The exercise
Set down the data below from its first line to the line holding "0.24, 0.08, 0.013]", inclusive; omit all pictures.

--- START Collected material ---

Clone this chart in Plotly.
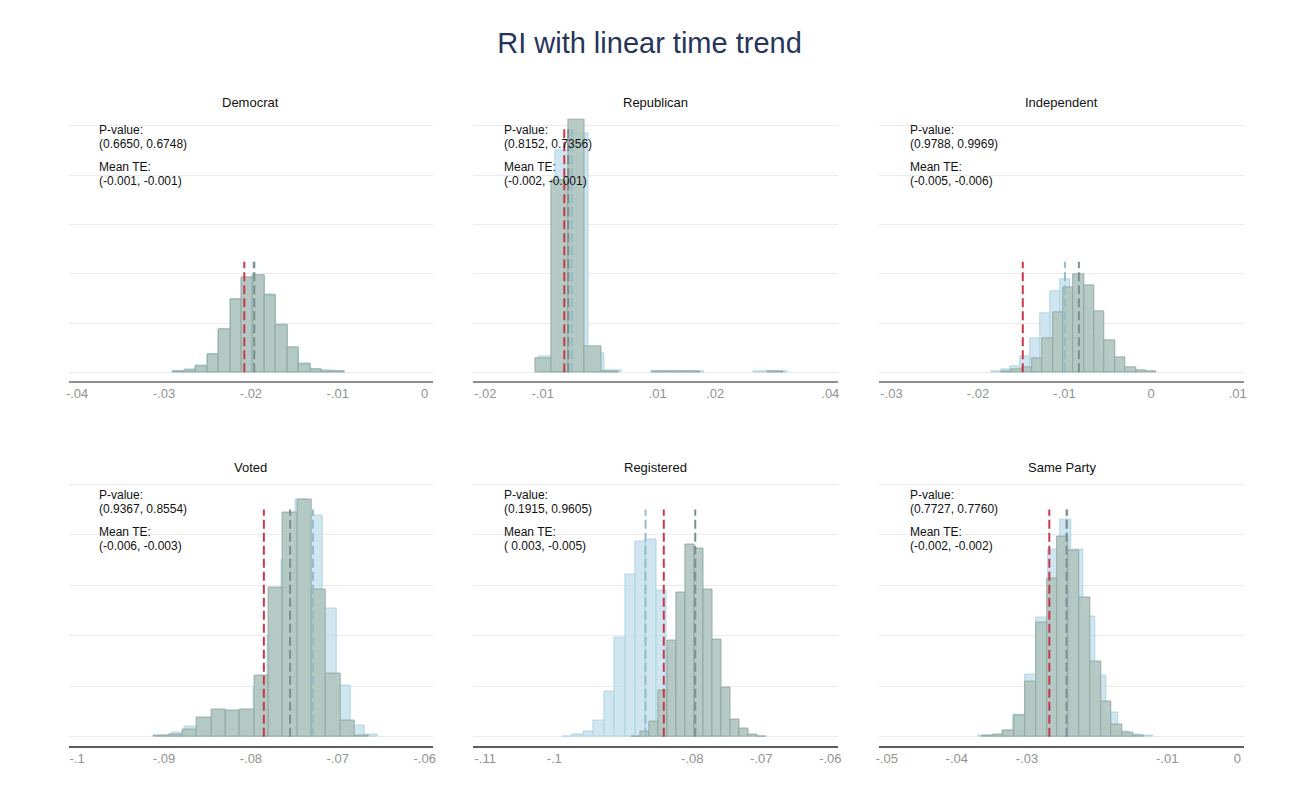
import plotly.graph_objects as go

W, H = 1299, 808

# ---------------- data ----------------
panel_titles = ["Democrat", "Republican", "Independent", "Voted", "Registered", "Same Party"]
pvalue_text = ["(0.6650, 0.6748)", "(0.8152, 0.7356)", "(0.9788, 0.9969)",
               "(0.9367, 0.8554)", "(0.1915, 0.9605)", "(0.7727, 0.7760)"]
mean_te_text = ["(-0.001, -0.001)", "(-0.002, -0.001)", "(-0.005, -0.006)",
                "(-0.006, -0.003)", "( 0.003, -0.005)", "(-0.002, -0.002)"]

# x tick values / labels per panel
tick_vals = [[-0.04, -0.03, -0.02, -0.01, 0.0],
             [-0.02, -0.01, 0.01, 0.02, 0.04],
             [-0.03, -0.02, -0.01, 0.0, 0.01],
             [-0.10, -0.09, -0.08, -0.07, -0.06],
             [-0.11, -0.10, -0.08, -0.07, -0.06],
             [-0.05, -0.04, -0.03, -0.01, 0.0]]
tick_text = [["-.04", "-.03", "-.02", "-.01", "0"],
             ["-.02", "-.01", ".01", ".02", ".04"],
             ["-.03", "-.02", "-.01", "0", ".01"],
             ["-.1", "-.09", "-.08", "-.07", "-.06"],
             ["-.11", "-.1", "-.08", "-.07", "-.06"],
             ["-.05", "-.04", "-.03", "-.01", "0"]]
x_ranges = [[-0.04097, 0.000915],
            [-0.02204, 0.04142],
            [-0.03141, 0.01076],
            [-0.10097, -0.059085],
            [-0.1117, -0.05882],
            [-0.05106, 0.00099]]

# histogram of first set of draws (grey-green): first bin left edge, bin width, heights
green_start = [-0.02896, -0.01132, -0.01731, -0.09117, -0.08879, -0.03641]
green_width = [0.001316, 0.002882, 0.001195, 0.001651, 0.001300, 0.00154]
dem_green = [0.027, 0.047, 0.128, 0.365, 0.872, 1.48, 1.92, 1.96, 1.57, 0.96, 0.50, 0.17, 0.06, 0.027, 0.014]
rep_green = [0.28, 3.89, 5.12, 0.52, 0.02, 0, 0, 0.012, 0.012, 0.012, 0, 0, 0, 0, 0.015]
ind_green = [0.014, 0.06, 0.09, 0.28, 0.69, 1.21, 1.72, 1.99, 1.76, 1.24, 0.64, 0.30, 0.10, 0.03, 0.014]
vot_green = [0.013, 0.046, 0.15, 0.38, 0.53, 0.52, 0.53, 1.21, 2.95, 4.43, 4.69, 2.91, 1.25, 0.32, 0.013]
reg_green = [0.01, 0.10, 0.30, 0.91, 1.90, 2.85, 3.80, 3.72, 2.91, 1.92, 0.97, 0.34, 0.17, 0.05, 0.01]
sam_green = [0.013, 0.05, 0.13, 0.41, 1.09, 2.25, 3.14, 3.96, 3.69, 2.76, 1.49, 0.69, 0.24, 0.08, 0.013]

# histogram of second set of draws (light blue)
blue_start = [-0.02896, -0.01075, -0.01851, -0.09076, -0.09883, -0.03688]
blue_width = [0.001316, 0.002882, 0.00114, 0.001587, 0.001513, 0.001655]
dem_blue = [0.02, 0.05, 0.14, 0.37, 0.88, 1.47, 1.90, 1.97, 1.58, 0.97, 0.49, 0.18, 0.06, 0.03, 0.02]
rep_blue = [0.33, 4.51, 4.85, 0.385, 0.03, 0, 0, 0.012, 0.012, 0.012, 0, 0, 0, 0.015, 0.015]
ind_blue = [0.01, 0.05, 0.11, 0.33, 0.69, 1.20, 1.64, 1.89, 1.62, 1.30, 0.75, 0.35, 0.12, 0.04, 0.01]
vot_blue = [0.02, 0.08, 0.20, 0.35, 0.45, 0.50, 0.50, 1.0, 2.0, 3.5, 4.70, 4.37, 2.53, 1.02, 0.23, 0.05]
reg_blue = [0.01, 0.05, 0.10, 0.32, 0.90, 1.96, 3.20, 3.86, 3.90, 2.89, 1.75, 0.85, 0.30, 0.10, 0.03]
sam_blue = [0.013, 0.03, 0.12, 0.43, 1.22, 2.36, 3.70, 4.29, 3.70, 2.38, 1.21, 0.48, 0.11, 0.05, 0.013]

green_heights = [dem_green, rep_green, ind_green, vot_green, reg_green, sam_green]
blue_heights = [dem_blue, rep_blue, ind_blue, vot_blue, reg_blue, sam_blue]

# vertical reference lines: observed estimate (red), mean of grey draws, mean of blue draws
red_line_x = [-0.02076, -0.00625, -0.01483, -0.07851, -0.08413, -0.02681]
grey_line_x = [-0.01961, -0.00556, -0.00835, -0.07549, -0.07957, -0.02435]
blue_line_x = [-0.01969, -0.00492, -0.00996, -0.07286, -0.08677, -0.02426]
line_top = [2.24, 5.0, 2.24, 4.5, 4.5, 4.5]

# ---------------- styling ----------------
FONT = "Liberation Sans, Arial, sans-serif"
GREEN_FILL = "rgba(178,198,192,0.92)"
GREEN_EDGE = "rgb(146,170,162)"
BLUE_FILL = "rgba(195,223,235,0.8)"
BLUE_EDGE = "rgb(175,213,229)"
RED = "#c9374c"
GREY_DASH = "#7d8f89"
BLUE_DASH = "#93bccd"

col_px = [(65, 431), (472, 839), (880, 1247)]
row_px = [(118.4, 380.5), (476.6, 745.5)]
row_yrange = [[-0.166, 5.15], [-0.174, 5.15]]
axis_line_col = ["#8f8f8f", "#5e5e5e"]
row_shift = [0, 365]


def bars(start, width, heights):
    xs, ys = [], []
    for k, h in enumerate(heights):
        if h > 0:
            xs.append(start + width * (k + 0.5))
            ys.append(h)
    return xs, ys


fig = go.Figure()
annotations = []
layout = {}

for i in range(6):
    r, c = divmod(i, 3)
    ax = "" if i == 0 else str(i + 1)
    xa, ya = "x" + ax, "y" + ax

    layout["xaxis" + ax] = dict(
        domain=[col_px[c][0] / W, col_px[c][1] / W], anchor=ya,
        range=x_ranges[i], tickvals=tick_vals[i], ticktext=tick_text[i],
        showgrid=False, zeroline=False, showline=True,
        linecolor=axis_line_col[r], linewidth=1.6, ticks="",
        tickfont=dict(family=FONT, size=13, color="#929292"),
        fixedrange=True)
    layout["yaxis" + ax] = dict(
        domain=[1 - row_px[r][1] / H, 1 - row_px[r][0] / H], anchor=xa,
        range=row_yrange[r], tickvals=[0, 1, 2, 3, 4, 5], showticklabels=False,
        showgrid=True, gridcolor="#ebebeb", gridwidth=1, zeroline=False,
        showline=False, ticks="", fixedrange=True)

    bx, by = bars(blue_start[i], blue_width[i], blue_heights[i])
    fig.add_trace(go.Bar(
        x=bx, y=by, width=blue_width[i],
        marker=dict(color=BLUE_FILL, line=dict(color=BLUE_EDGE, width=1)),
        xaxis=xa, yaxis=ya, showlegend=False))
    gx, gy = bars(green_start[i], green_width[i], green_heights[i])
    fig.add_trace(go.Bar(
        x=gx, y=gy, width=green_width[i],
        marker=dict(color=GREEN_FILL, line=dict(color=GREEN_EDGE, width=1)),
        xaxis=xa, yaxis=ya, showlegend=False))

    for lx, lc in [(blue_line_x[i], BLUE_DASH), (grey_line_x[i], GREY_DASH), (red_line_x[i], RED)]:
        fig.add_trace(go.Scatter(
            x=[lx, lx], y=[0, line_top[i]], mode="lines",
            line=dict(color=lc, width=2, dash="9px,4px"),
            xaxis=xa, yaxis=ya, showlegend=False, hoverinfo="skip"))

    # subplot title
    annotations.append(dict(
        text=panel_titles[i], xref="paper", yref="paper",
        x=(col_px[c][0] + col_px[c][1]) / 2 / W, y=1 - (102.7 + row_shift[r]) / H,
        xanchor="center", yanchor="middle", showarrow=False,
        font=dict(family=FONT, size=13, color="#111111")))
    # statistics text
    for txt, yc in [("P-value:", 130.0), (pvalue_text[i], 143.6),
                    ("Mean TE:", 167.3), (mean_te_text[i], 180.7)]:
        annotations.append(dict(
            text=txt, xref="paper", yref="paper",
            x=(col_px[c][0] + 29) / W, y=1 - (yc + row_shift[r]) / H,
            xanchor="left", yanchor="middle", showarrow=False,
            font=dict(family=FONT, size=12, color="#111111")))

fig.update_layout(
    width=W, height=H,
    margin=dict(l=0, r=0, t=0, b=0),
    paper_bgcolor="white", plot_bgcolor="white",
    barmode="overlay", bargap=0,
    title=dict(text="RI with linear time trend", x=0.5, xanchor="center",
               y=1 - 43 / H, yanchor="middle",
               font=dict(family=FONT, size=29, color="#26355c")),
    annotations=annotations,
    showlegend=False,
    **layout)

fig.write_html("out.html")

--- END Collected material ---

Result for this task
Clone this chart in Plotly.
import plotly.graph_objects as go

W, H = 1299, 808

# ---------------- data ----------------
panel_titles = ["Democrat", "Republican", "Independent", "Voted", "Registered", "Same Party"]
pvalue_text = ["(0.6650, 0.6748)", "(0.8152, 0.7356)", "(0.9788, 0.9969)",
               "(0.9367, 0.8554)", "(0.1915, 0.9605)", "(0.7727, 0.7760)"]
mean_te_text = ["(-0.001, -0.001)", "(-0.002, -0.001)", "(-0.005, -0.006)",
                "(-0.006, -0.003)", "( 0.003, -0.005)", "(-0.002, -0.002)"]

# x tick values / labels per panel
tick_vals = [[-0.04, -0.03, -0.02, -0.01, 0.0],
             [-0.02, -0.01, 0.01, 0.02, 0.04],
             [-0.03, -0.02, -0.01, 0.0, 0.01],
             [-0.10, -0.09, -0.08, -0.07, -0.06],
             [-0.11, -0.10, -0.08, -0.07, -0.06],
             [-0.05, -0.04, -0.03, -0.01, 0.0]]
tick_text = [["-.04", "-.03", "-.02", "-.01", "0"],
             ["-.02", "-.01", ".01", ".02", ".04"],
             ["-.03", "-.02", "-.01", "0", ".01"],
             ["-.1", "-.09", "-.08", "-.07", "-.06"],
             ["-.11", "-.1", "-.08", "-.07", "-.06"],
             ["-.05", "-.04", "-.03", "-.01", "0"]]
x_ranges = [[-0.04097, 0.000915],
            [-0.02204, 0.04142],
            [-0.03141, 0.01076],
            [-0.10097, -0.059085],
            [-0.1117, -0.05882],
            [-0.05106, 0.00099]]

# histogram of first set of draws (grey-green): first bin left edge, bin width, heights
green_start = [-0.02896, -0.01132, -0.01731, -0.09117, -0.08879, -0.03641]
green_width = [0.001316, 0.002882, 0.001195, 0.001651, 0.001300, 0.00154]
dem_green = [0.027, 0.047, 0.128, 0.365, 0.872, 1.48, 1.92, 1.96, 1.57, 0.96, 0.50, 0.17, 0.06, 0.027, 0.014]
rep_green = [0.28, 3.89, 5.12, 0.52, 0.02, 0, 0, 0.012, 0.012, 0.012, 0, 0, 0, 0, 0.015]
ind_green = [0.014, 0.06, 0.09, 0.28, 0.69, 1.21, 1.72, 1.99, 1.76, 1.24, 0.64, 0.30, 0.10, 0.03, 0.014]
vot_green = [0.013, 0.046, 0.15, 0.38, 0.53, 0.52, 0.53, 1.21, 2.95, 4.43, 4.69, 2.91, 1.25, 0.32, 0.013]
reg_green = [0.01, 0.10, 0.30, 0.91, 1.90, 2.85, 3.80, 3.72, 2.91, 1.92, 0.97, 0.34, 0.17, 0.05, 0.01]
sam_green = [0.013, 0.05, 0.13, 0.41, 1.09, 2.25, 3.14, 3.96, 3.69, 2.76, 1.49, 0.69, 0.24, 0.08, 0.013]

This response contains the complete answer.